● Data provided:
------------------------------------------------------------------------

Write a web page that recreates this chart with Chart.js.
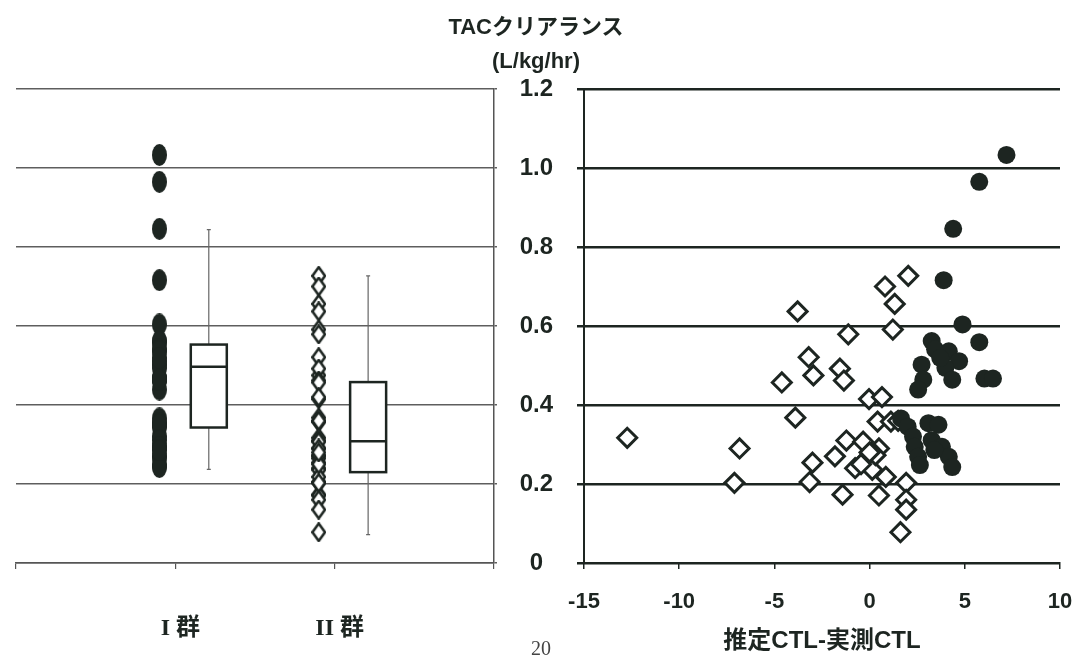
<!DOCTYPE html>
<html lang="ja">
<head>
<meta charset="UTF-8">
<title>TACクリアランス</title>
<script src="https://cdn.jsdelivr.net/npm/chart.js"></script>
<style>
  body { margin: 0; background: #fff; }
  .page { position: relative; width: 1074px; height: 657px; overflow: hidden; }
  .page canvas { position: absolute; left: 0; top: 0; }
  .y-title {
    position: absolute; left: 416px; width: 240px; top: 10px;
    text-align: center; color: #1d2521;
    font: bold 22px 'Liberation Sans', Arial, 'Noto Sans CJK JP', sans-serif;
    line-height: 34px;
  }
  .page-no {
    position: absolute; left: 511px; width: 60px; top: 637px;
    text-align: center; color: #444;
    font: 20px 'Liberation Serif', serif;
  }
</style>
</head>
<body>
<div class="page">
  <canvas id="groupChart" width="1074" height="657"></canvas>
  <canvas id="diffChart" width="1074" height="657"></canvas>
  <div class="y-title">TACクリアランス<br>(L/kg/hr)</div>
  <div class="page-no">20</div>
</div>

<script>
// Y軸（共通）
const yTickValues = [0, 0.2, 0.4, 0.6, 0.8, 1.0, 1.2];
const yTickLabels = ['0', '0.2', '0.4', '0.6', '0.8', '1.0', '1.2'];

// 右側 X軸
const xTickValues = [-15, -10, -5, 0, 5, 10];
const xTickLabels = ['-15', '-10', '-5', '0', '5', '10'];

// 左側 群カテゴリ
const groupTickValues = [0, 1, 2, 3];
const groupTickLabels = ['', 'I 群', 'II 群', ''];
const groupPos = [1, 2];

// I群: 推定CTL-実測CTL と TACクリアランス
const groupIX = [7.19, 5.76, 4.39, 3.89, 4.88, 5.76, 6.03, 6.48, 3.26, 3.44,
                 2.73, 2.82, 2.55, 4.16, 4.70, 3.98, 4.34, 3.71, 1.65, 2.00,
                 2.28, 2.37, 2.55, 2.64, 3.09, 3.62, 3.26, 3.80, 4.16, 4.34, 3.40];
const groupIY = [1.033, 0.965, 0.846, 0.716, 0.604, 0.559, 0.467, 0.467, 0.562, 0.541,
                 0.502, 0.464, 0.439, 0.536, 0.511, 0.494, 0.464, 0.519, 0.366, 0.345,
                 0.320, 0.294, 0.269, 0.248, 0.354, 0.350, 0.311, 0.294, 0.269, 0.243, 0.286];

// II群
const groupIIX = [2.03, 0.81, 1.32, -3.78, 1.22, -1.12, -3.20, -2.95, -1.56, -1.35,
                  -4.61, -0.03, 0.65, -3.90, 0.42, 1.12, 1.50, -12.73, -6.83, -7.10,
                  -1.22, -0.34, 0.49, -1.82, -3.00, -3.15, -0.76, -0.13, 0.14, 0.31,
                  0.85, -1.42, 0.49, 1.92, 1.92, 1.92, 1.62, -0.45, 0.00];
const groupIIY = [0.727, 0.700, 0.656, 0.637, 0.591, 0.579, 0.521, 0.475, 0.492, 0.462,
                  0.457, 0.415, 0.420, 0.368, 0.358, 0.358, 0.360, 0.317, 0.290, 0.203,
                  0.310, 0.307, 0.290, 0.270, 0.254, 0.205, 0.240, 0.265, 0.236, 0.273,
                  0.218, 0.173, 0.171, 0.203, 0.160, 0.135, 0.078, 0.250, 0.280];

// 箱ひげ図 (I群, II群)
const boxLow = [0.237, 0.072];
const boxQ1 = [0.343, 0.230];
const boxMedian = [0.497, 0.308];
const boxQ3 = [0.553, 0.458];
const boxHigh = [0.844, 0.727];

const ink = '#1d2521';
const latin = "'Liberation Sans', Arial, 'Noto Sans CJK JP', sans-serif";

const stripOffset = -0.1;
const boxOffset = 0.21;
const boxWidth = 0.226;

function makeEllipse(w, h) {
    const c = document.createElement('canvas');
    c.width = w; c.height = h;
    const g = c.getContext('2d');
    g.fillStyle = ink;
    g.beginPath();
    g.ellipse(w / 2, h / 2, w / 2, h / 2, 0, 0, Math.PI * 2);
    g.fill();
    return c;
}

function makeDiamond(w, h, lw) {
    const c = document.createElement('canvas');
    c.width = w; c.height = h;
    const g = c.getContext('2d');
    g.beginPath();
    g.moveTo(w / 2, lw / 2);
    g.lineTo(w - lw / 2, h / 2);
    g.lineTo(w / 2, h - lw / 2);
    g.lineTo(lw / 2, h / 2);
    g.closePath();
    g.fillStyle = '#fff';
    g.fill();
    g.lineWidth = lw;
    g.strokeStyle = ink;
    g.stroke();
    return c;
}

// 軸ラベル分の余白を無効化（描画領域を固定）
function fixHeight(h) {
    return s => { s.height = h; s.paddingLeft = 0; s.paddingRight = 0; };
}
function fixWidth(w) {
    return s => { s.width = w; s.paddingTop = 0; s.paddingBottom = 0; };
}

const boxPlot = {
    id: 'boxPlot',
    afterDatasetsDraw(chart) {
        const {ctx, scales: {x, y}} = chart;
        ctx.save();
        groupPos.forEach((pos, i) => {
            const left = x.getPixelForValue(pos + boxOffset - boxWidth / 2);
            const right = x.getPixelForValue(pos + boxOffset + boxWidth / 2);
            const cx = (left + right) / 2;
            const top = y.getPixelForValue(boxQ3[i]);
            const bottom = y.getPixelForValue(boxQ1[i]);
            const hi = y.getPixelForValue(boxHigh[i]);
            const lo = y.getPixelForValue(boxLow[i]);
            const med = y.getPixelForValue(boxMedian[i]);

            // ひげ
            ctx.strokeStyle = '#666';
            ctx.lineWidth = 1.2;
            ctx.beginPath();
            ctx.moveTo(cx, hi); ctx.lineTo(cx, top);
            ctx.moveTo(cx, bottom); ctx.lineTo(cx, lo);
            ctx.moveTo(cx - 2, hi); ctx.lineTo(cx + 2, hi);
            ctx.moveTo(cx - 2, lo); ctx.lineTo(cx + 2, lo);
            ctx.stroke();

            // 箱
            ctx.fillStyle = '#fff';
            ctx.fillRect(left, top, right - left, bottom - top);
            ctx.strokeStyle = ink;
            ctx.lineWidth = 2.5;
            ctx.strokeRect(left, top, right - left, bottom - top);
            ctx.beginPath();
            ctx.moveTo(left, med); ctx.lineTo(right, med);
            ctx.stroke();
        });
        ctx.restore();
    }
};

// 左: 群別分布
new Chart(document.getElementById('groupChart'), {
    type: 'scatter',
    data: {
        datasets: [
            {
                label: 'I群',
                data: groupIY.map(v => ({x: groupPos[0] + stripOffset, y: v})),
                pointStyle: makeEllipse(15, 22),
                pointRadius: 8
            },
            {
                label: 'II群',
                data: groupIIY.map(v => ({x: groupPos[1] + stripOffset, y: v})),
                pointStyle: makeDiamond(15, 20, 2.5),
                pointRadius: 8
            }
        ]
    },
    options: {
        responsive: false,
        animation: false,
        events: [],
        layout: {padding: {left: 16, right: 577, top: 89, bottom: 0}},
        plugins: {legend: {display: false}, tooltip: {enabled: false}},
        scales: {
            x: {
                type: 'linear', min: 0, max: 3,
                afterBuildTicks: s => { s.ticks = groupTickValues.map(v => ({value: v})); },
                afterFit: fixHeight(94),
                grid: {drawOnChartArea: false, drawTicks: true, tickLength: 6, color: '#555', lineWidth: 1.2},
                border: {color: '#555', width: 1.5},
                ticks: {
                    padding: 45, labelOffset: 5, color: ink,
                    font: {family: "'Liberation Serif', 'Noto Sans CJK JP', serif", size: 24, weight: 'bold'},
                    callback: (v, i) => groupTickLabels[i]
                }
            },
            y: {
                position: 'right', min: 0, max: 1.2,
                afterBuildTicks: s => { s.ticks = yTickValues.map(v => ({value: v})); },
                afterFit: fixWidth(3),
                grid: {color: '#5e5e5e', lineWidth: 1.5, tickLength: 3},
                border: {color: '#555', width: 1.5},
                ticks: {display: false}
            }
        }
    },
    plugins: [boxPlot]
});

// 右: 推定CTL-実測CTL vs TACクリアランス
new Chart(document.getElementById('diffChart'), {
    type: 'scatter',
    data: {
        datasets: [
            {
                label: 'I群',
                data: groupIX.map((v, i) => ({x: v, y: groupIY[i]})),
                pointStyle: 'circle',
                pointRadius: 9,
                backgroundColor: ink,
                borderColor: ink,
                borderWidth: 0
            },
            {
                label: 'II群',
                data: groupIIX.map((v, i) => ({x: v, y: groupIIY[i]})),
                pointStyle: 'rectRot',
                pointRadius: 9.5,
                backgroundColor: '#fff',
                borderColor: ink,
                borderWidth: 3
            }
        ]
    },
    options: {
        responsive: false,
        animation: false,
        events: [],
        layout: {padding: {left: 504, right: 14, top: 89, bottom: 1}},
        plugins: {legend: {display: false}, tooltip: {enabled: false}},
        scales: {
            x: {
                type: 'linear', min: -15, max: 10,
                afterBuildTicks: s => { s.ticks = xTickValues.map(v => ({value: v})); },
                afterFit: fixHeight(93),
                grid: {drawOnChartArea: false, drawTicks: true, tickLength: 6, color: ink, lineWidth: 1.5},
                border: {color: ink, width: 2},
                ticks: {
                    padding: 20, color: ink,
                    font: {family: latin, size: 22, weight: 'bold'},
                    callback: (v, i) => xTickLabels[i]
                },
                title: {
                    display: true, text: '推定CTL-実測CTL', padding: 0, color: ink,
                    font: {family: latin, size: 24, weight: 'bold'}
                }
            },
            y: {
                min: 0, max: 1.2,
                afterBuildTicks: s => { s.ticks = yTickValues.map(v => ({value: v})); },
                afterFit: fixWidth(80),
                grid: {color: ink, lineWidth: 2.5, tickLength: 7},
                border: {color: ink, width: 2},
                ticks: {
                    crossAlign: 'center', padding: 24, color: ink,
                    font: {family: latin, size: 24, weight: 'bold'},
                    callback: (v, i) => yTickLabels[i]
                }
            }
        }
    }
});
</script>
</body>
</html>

------------------------------------------------------------------------

● Task to complete:
Lines of the material that contain the word "page" are to be gathered.

● Task solution:
Write a web page that recreates this chart with Chart.js.
  .page { position: relative; width: 1074px; height: 657px; overflow: hidden; }
  .page canvas { position: absolute; left: 0; top: 0; }
  .page-no {
<div class="page">
  <div class="page-no">20</div>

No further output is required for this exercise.